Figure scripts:
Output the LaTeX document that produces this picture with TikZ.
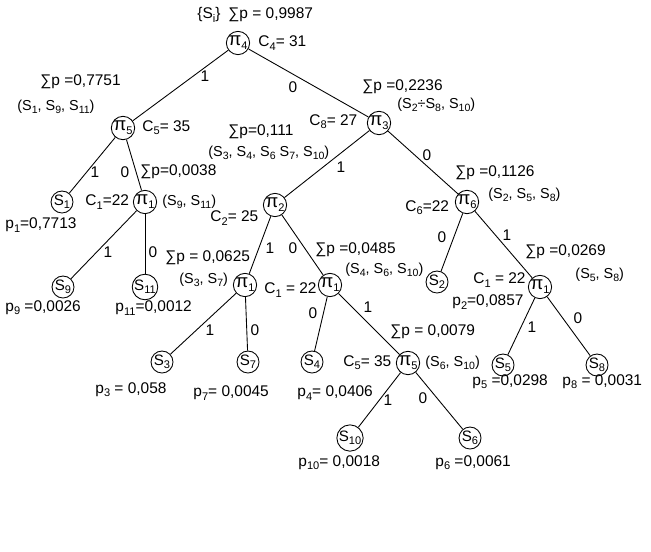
\documentclass[tikz,border=0pt]{standalone}
\usepackage{fontspec}
\setmainfont{Liberation Sans}
\usetikzlibrary{calc}

\newcommand\lo[1]{\raisebox{-0.4ex}{\fontsize{6.3}{7}\selectfont #1}}
\newcommand\los[1]{\raisebox{-0.3ex}{\fontsize{6}{7}\selectfont #1}}

\tikzset{
  vert/.style={draw,circle,inner sep=0pt,minimum size=0.44cm,font=\fontsize{8.6}{9}\selectfont},
  pivert/.style={vert,font=\fontsize{10.5}{11}\selectfont},
  txt/.style={anchor=west,inner sep=0pt,font=\fontsize{8.8}{10}\selectfont},
  settxt/.style={txt,font=\fontsize{8.2}{9}\selectfont},
  bit/.style={inner sep=0pt,font=\fontsize{8.8}{10}\selectfont}
}

\begin{document}
\begin{tikzpicture}[x=0.02cm,y=-0.02cm,line width=0.5pt]
\useasboundingbox (0,0) rectangle (651,551);

% vertices of the tree
\node[pivert] (P4) at (238,43) {π\lo{4}};
\node[pivert] (P5a) at (123,128) {π\lo{5}};
\node[pivert] (P3) at (379,123) {π\lo{3}};
\node[pivert] (P1a) at (145,202) {π\lo{1}};
\node[vert] (S1) at (62,202) {S\lo{1}};
\node[vert] (S9) at (63,287) {S\lo{9}};
\node[vert] (S11) at (145,287) {S\lo{11}};
\node[pivert] (P2) at (275,205) {π\lo{2}};
\node[pivert] (P6) at (467,202) {π\lo{6}};
\node[pivert] (P1b) at (245,285) {π\lo{1}};
\node[pivert] (P1c) at (330,285) {π\lo{1}};
\node[vert] (S2) at (437,282) {S\lo{2}};
\node[pivert] (P1d) at (540,287) {π\lo{1}};
\node[vert] (S3) at (162,362) {S\lo{3}};
\node[vert] (S7) at (248,362) {S\lo{7}};
\node[vert] (S4) at (312,362) {S\lo{4}};
\node[pivert] (P5b) at (408,363) {π\lo{5}};
\node[vert] (S5) at (503,365) {S\lo{5}};
\node[vert] (S8) at (597,365) {S\lo{8}};
\node[vert] (S10) at (350,438) {S\lo{10}};
\node[vert] (S6) at (470,438) {S\lo{6}};

\foreach \a/\b in {P4/P5a,P4/P3,P5a/S1,P5a/P1a,P1a/S9,P1a/S11,P3/P2,P3/P6,
  P2/P1b,P2/P1c,P1b/S3,P1b/S7,P1c/S4,P1c/P5b,P5b/S10,P5b/S6,P6/S2,P6/P1d,
  P1d/S5,P1d/S8}
  \draw (\a) -- (\b);

% bits on the branches
\node[bit] (b1) at (205,76) {1};
\node[bit] (b2) at (293,87) {0};
\node[bit] (b3) at (95,172) {1};
\node[bit] (b4) at (125,172) {0};
\node[bit] (b5) at (108,252) {1};
\node[bit] (b6) at (153,252) {0};
\node[bit] (b7) at (341,167) {1};
\node[bit] (b8) at (427,155) {0};
\node[bit] (b9) at (270,248) {1};
\node[bit] (b10) at (293,248) {0};
\node[bit] (b11) at (313,313) {0};
\node[bit] (b12) at (368,307) {1};
\node[bit] (b13) at (442,237) {0};
\node[bit] (b14) at (507,235) {1};
\node[bit] (b15) at (532,327) {1};
\node[bit] (b16) at (578,318) {0};
\node[bit] (b17) at (210,330) {1};
\node[bit] (b18) at (255,330) {0};
\node[bit] (b19) at (388,400) {1};
\node[bit] (b20) at (423,398) {0};

% sums, sets and costs
\node[txt] (tSi) at (197,15) {\{S\lo{i}\}};
\node[txt] (tsum4) at (228,15) {∑p = 0,9987};
\node[txt] (tC4) at (258,43) {C\lo{4}= 31};
\node[txt] (tsum5a) at (40,82) {∑p =0,7751};
\node[settxt] (tset5a) at (17,107) {(S\los{1}, S\los{9}, S\los{11})};
\node[txt] (tC5a) at (142,128) {C\lo{5}= 35};
\node[txt] (tsum1a) at (140,172) {∑p=0,0038};
\node[settxt] (tset1a) at (162,202) {(S\los{9}, S\los{11})};
\node[txt] (tC1a) at (85,202) {C\lo{1}=22};
\node[txt] (tsum3) at (362,87) {∑p =0,2236};
\node[settxt] (tset3) at (397,105) {(S\los{2}÷S\los{8}, S\los{10})};
\node[txt] (tC8) at (309,122) {C\lo{8}= 27};
\node[txt] (tsum2) at (228,132) {∑p=0,111};
\node[settxt] (tset2) at (208,153) {(S\los{3}, S\los{4}, S\los{6} S\los{7}, S\los{10})};
\node[txt] (tC2) at (210,218) {C\lo{2}= 25};
\node[txt] (tsum1b) at (165,258) {∑p = 0,0625};
\node[settxt] (tset1b) at (179,280) {(S\los{3}, S\los{7})};
\node[txt] (tsum1c) at (315,250) {∑p =0,0485};
\node[settxt] (tset1c) at (345,270) {(S\los{4}, S\los{6}, S\los{10})};
\node[txt] (tC1c) at (264,290) {C\lo{1} = 22};
\node[txt] (tsum6) at (455,173) {∑p =0,1126};
\node[settxt] (tset6) at (488,195) {(S\los{2}, S\los{5}, S\los{8})};
\node[txt] (tC6) at (405,208) {C\lo{6}=22};
\node[txt] (tsum1d) at (525,252) {∑p =0,0269};
\node[settxt] (tset1d) at (575,275) {(S\los{5}, S\los{8})};
\node[txt] (tC1d) at (473,280) {C\lo{1} = 22};
\node[txt] (tsum5b) at (390,332) {∑p = 0,0079};
\node[txt] (tC5b) at (343,363) {C\lo{5}= 35};
\node[settxt] (tset5b) at (425,363) {(S\los{6}, S\los{10})};

% probabilities of the leaves
\node[txt] (tp1) at (5,225) {p\lo{1}=0,7713};
\node[txt] (tp9) at (5,308) {p\lo{9} =0,0026};
\node[txt] (tp11) at (115,308) {p\lo{11}=0,0012};
\node[txt] (tp2) at (452,302) {p\lo{2}=0,0857};
\node[txt] (tp5) at (472,382) {p\lo{5} =0,0298};
\node[txt] (tp8) at (562,382) {p\lo{8} = 0,0031};
\node[txt] (tp3) at (95,390) {p\lo{3} = 0,058};
\node[txt] (tp7) at (193,393) {p\lo{7}= 0,0045};
\node[txt] (tp4) at (297,393) {p\lo{4}= 0,0406};
\node[txt] (tp10) at (298,463) {p\lo{10}= 0,0018};
\node[txt] (tp6) at (435,463) {p\lo{6} =0,0061};

\end{tikzpicture}
\end{document}
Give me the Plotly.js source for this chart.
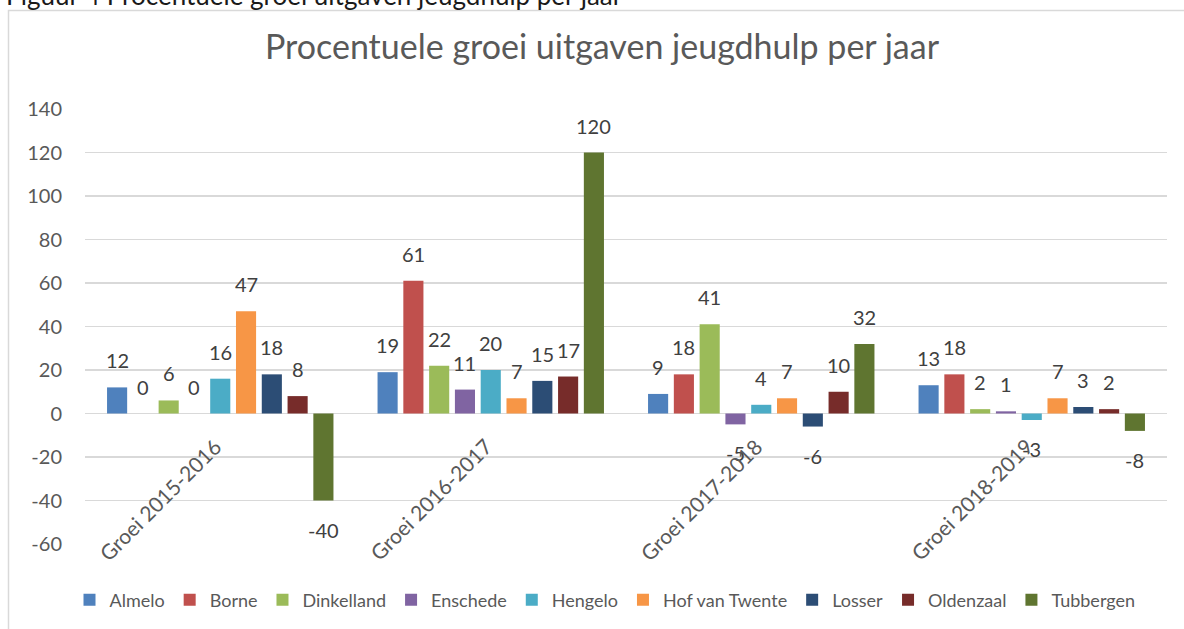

### Exercise directions:
Transcribe the preceding listing in its entirety and with exact wording, leaving out pictures.

### Finished answer:
Output the LaTeX document that produces this picture with TikZ.
\documentclass[tikz,border=0pt]{standalone}
\usepackage{fontspec}
\setmainfont{Liberation Sans}
\usetikzlibrary{calc}

\newcommand\lo[1]{\raisebox{-0.4ex}{\fontsize{6.3}{7}\selectfont #1}}
\newcommand\los[1]{\raisebox{-0.3ex}{\fontsize{6}{7}\selectfont #1}}

\tikzset{
  vert/.style={draw,circle,inner sep=0pt,minimum size=0.44cm,font=\fontsize{8.6}{9}\selectfont},
  pivert/.style={vert,font=\fontsize{10.5}{11}\selectfont},
  txt/.style={anchor=west,inner sep=0pt,font=\fontsize{8.8}{10}\selectfont},
  settxt/.style={txt,font=\fontsize{8.2}{9}\selectfont},
  bit/.style={inner sep=0pt,font=\fontsize{8.8}{10}\selectfont}
}

\begin{document}
\begin{tikzpicture}[x=0.02cm,y=-0.02cm,line width=0.5pt]
\useasboundingbox (0,0) rectangle (651,551);

% vertices of the tree
\node[pivert] (P4) at (238,43) {π\lo{4}};
\node[pivert] (P5a) at (123,128) {π\lo{5}};
\node[pivert] (P3) at (379,123) {π\lo{3}};
\node[pivert] (P1a) at (145,202) {π\lo{1}};
\node[vert] (S1) at (62,202) {S\lo{1}};
\node[vert] (S9) at (63,287) {S\lo{9}};
\node[vert] (S11) at (145,287) {S\lo{11}};
\node[pivert] (P2) at (275,205) {π\lo{2}};
\node[pivert] (P6) at (467,202) {π\lo{6}};
\node[pivert] (P1b) at (245,285) {π\lo{1}};
\node[pivert] (P1c) at (330,285) {π\lo{1}};
\node[vert] (S2) at (437,282) {S\lo{2}};
\node[pivert] (P1d) at (540,287) {π\lo{1}};
\node[vert] (S3) at (162,362) {S\lo{3}};
\node[vert] (S7) at (248,362) {S\lo{7}};
\node[vert] (S4) at (312,362) {S\lo{4}};
\node[pivert] (P5b) at (408,363) {π\lo{5}};
\node[vert] (S5) at (503,365) {S\lo{5}};
\node[vert] (S8) at (597,365) {S\lo{8}};
\node[vert] (S10) at (350,438) {S\lo{10}};
\node[vert] (S6) at (470,438) {S\lo{6}};

\foreach \a/\b in {P4/P5a,P4/P3,P5a/S1,P5a/P1a,P1a/S9,P1a/S11,P3/P2,P3/P6,
  P2/P1b,P2/P1c,P1b/S3,P1b/S7,P1c/S4,P1c/P5b,P5b/S10,P5b/S6,P6/S2,P6/P1d,
  P1d/S5,P1d/S8}
  \draw (\a) -- (\b);

% bits on the branches
\node[bit] (b1) at (205,76) {1};
\node[bit] (b2) at (293,87) {0};
\node[bit] (b3) at (95,172) {1};
\node[bit] (b4) at (125,172) {0};
\node[bit] (b5) at (108,252) {1};
\node[bit] (b6) at (153,252) {0};
\node[bit] (b7) at (341,167) {1};
\node[bit] (b8) at (427,155) {0};
\node[bit] (b9) at (270,248) {1};
\node[bit] (b10) at (293,248) {0};
\node[bit] (b11) at (313,313) {0};
\node[bit] (b12) at (368,307) {1};
\node[bit] (b13) at (442,237) {0};
\node[bit] (b14) at (507,235) {1};
\node[bit] (b15) at (532,327) {1};
\node[bit] (b16) at (578,318) {0};
\node[bit] (b17) at (210,330) {1};
\node[bit] (b18) at (255,330) {0};
\node[bit] (b19) at (388,400) {1};
\node[bit] (b20) at (423,398) {0};

% sums, sets and costs
\node[txt] (tSi) at (197,15) {\{S\lo{i}\}};
\node[txt] (tsum4) at (228,15) {∑p = 0,9987};
\node[txt] (tC4) at (258,43) {C\lo{4}= 31};
\node[txt] (tsum5a) at (40,82) {∑p =0,7751};
\node[settxt] (tset5a) at (17,107) {(S\los{1}, S\los{9}, S\los{11})};
\node[txt] (tC5a) at (142,128) {C\lo{5}= 35};
\node[txt] (tsum1a) at (140,172) {∑p=0,0038};
\node[settxt] (tset1a) at (162,202) {(S\los{9}, S\los{11})};
\node[txt] (tC1a) at (85,202) {C\lo{1}=22};
\node[txt] (tsum3) at (362,87) {∑p =0,2236};
\node[settxt] (tset3) at (397,105) {(S\los{2}÷S\los{8}, S\los{10})};
\node[txt] (tC8) at (309,122) {C\lo{8}= 27};
\node[txt] (tsum2) at (228,132) {∑p=0,111};
\node[settxt] (tset2) at (208,153) {(S\los{3}, S\los{4}, S\los{6} S\los{7}, S\los{10})};
\node[txt] (tC2) at (210,218) {C\lo{2}= 25};
\node[txt] (tsum1b) at (165,258) {∑p = 0,0625};
\node[settxt] (tset1b) at (179,280) {(S\los{3}, S\los{7})};
\node[txt] (tsum1c) at (315,250) {∑p =0,0485};
\node[settxt] (tset1c) at (345,270) {(S\los{4}, S\los{6}, S\los{10})};
\node[txt] (tC1c) at (264,290) {C\lo{1} = 22};
\node[txt] (tsum6) at (455,173) {∑p =0,1126};
\node[settxt] (tset6) at (488,195) {(S\los{2}, S\los{5}, S\los{8})};
\node[txt] (tC6) at (405,208) {C\lo{6}=22};
\node[txt] (tsum1d) at (525,252) {∑p =0,0269};
\node[settxt] (tset1d) at (575,275) {(S\los{5}, S\los{8})};
\node[txt] (tC1d) at (473,280) {C\lo{1} = 22};
\node[txt] (tsum5b) at (390,332) {∑p = 0,0079};
\node[txt] (tC5b) at (343,363) {C\lo{5}= 35};
\node[settxt] (tset5b) at (425,363) {(S\los{6}, S\los{10})};

% probabilities of the leaves
\node[txt] (tp1) at (5,225) {p\lo{1}=0,7713};
\node[txt] (tp9) at (5,308) {p\lo{9} =0,0026};
\node[txt] (tp11) at (115,308) {p\lo{11}=0,0012};
\node[txt] (tp2) at (452,302) {p\lo{2}=0,0857};
\node[txt] (tp5) at (472,382) {p\lo{5} =0,0298};
\node[txt] (tp8) at (562,382) {p\lo{8} = 0,0031};
\node[txt] (tp3) at (95,390) {p\lo{3} = 0,058};
\node[txt] (tp7) at (193,393) {p\lo{7}= 0,0045};
\node[txt] (tp4) at (297,393) {p\lo{4}= 0,0406};
\node[txt] (tp10) at (298,463) {p\lo{10}= 0,0018};
\node[txt] (tp6) at (435,463) {p\lo{6} =0,0061};

\end{tikzpicture}
\end{document}
Give me the Plotly.js source for this chart.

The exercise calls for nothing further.